Some analysts said the less ambitious goals were related to shifts in individual companies’ strategies.

“Evergrande’s goal is more related to a shift in its own strategy. While for state-owned China Overseas, it has kept a pace of 20 per cent to 30 per cent growth in sales over the past years, except when it had large merger and acquisition deals,” said Toni Ho, a property analyst with RHB OSK Securities. 

When asked if the target for 2018 was too conservative, Yan Jianguo, chairman of China Overseas, said the target was set because of two reasons: tightening credit and the company’s own sales plan. Many of its projects will be sold in the second half of 2018, the fourth quarter in particular, which provides a rather short selling period.

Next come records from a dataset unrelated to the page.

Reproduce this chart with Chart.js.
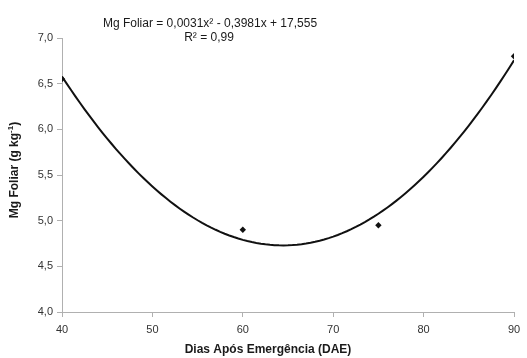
<!DOCTYPE html>
<html>
<head>
<meta charset="utf-8">
<script src="https://cdn.jsdelivr.net/npm/chart.js@4.4.0/dist/chart.umd.min.js"></script>
<style>
html,body{margin:0;padding:0;background:#fff;}
#wrap{width:527px;height:358px;position:relative;}
</style>
</head>
<body>
<div id="wrap"><canvas id="c" width="527" height="358"></canvas></div>
<script>
// ---- data ----
const days = [40, 60, 75, 90];
const mgFoliar = [6.55, 4.90, 4.95, 6.80];
const xTicks = [40, 50, 60, 70, 80, 90];
const yTicks = [4.0, 4.5, 5.0, 5.5, 6.0, 6.5, 7.0];
const equationText = "Mg Foliar = 0,0031x² - 0,3981x + 17,555";
const r2Text = "R² = 0,99";
const xTitle = "Dias Após Emergência (DAE)";

// quadratic least-squares fit of the data (trendline, like the spreadsheet)
function quadFit(xs, ys) {
  let S = [0,0,0,0,0], T = [0,0,0];
  for (let i = 0; i < xs.length; i++) {
    let p = 1;
    for (let k = 0; k < 5; k++) { S[k] += p; if (k < 3) T[k] += p * ys[i]; p *= xs[i]; }
  }
  const M = [[S[0],S[1],S[2],T[0]],[S[1],S[2],S[3],T[1]],[S[2],S[3],S[4],T[2]]];
  for (let i = 0; i < 3; i++) {
    for (let j = i + 1; j < 3; j++) {
      const f = M[j][i] / M[i][i];
      for (let k = i; k < 4; k++) M[j][k] -= f * M[i][k];
    }
  }
  const c = [0,0,0];
  for (let i = 2; i >= 0; i--) {
    let s = M[i][3];
    for (let k = i + 1; k < 3; k++) s -= M[i][k] * c[k];
    c[i] = s / M[i][i];
  }
  return c;
}
const coef = quadFit(days, mgFoliar);
const trend = [];
for (let x = xTicks[0]; x <= xTicks[xTicks.length - 1]; x += 0.5) {
  trend.push({x: x, y: coef[0] + coef[1] * x + coef[2] * x * x});
}

const FONT = "'Liberation Sans', Arial, sans-serif";

const textPlugin = {
  id: 'texts',
  afterDraw(chart) {
    const ctx = chart.ctx;
    const ca = chart.chartArea;
    ctx.save();
    ctx.fillStyle = '#1a1a1a';
    ctx.textAlign = 'center';
    ctx.textBaseline = 'middle';
    ctx.font = "12px " + FONT;
    ctx.fillText(equationText, 210, 24);
    ctx.fillText(r2Text, 209, 38);
    // x title
    ctx.font = "bold 12px " + FONT;
    ctx.fillText(xTitle, 268, 350);
    // y title with superscript
    ctx.translate(15, 170);
    ctx.rotate(-Math.PI / 2);
    const p1 = "Mg Foliar (g kg", sup = "-1", p3 = ")";
    ctx.font = "bold 12px " + FONT;
    const w1 = ctx.measureText(p1).width, w3 = ctx.measureText(p3).width;
    ctx.font = "bold 8px " + FONT;
    const w2 = ctx.measureText(sup).width;
    let x0 = -(w1 + w2 + w3) / 2;
    ctx.textAlign = 'left';
    ctx.font = "bold 12px " + FONT;
    ctx.fillText(p1, x0, 0);
    ctx.font = "bold 8px " + FONT;
    ctx.fillText(sup, x0 + w1, -4);
    ctx.font = "bold 12px " + FONT;
    ctx.fillText(p3, x0 + w1 + w2, 0);
    ctx.restore();
  }
};

new Chart(document.getElementById('c'), {
  type: 'scatter',
  data: {
    datasets: [
      {
        type: 'line',
        data: trend,
        borderColor: '#111',
        borderWidth: 2,
        pointRadius: 0,
        fill: false,
        tension: 0
      },
      {
        data: days.map((d, i) => ({x: d, y: mgFoliar[i]})),
        backgroundColor: '#111',
        borderColor: '#111',
        pointStyle: 'rectRot',
        pointRadius: 3.2,
        borderWidth: 0
      }
    ]
  },
  options: {
    responsive: false,
    animation: false,
    layout: {padding: {left: 0, right: 13, top: 38, bottom: 0}},
    plugins: {legend: {display: false}, tooltip: {enabled: false}},
    scales: {
      x: {
        type: 'linear',
        min: xTicks[0], max: xTicks[xTicks.length - 1],
        afterBuildTicks: s => { s.ticks = xTicks.map(v => ({value: v})); },
        afterFit: s => { s.height = 46; },
        grid: {display: true, drawOnChartArea: false, drawTicks: true, tickLength: 5, color: '#b0b0b0'},
        border: {color: '#b0b0b0', width: 1},
        ticks: {color: '#333', font: {family: FONT, size: 11}, padding: 6, maxRotation: 0}
      },
      y: {
        min: yTicks[0], max: yTicks[yTicks.length - 1],
        afterBuildTicks: s => { s.ticks = yTicks.map(v => ({value: v})); },
        afterFit: s => { s.width = 62; },
        grid: {display: true, drawOnChartArea: false, drawTicks: true, tickLength: 5, color: '#b0b0b0'},
        border: {color: '#b0b0b0', width: 1},
        ticks: {color: '#333', font: {family: FONT, size: 11}, padding: 4,
          callback: v => v.toFixed(1).replace('.', ',')}
      }
    }
  },
  plugins: [textPlugin]
});
</script>
</body>
</html>
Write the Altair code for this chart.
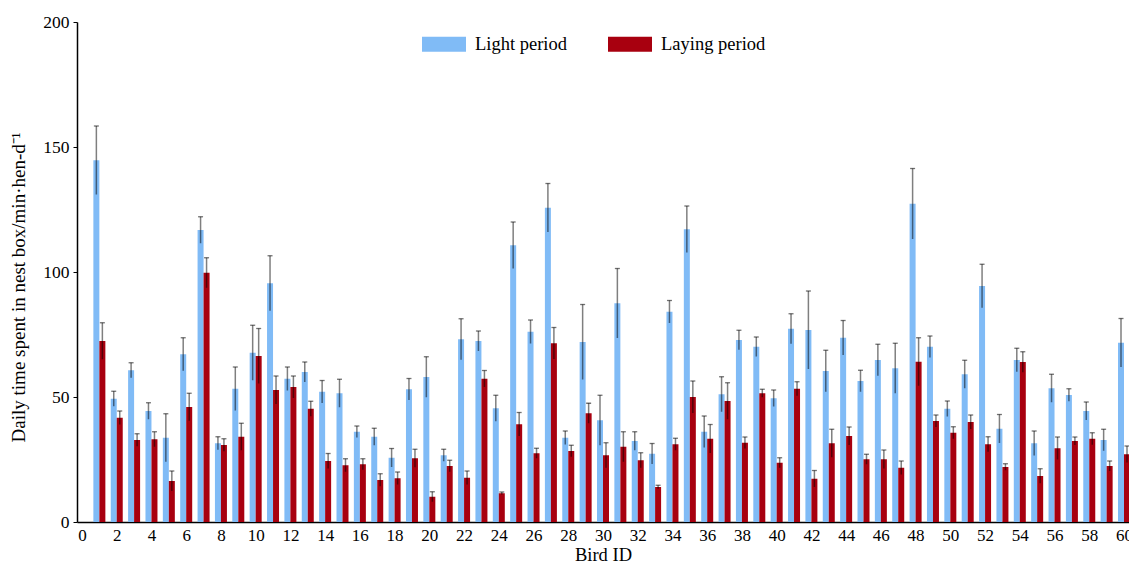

Evergrande, for instance, set a goal in early 2017 to shift its focus to profitability and deleveraging over scale. Its contracted sales in 2017 grew by 34.2 per cent to 501 billion yuan, much slower than rival Country Garden’s 78 per cent expansion.

The Guangzhou-based developer’s gross margin in 2017 jumped by 8 percentage points to 36.1 per cent, while its net margin increased by 3.6 percentage points to 11.9 per cent, according to the result. 

China Overseas’ margin also rose significantly – its gross margin rose from 27.8 per cent to 32.9 per cent, while its net margin advanced to 24.6 per cent. Both companies attributed the better margins to lower land and funding costs and higher home prices.

China Vanke reported a 30.34 per cent increase in its core profit. Photo: Reuters

“The margin of presale in 2018 will not be as good as in the past two years, mainly due to an increase in land cost. The increase in selling prices cannot catch up with the jump in land costs,” said Ho. 

Evergrande’s net gearing ratio slumped from 432 per cent by end 2016 to 184 per cent by end 2017, thanks to a swathe of redemption of perpetual bonds and cost control.

“The current financing condition is relatively tight and cash collection not easy. So banks prefer big companies that operate a steady business over fast-expanding companies,” said Xia Haijun, chief executive of Evergrande, adding that the company had set a target to reach a “medium to low” debt ratio level compared with its peers by 2020, even though its annual sales will reach 800 billion yuan by that year.

China Overseas is targeting 400 billion yuan in annual sales by 2020.

But even if the momentum in sales and profitability weakens this year, analysts said this will not affect companies’ 2018 results, as these results will be supported by the solid contracted sales of 2017. This year’s contracted sales should affect results of 2019 onwards.

China Vanke reported a 30.34 per cent increase in its core profit, which excluded revaluation gains on investment properties, fetching the company 27.28 billion yuan in 2017, up from 20.93 billion yuan a year earlier, according to a filing by the company to the Shenzhen Stock Exchange.

The reported net profit attributable to the owners of the company for 2017 was 28.05 billion yuan, up 33.44 per cent, on the back of a 45.3 per cent increase in contracted sales, which achieved 529.9 billion yuan.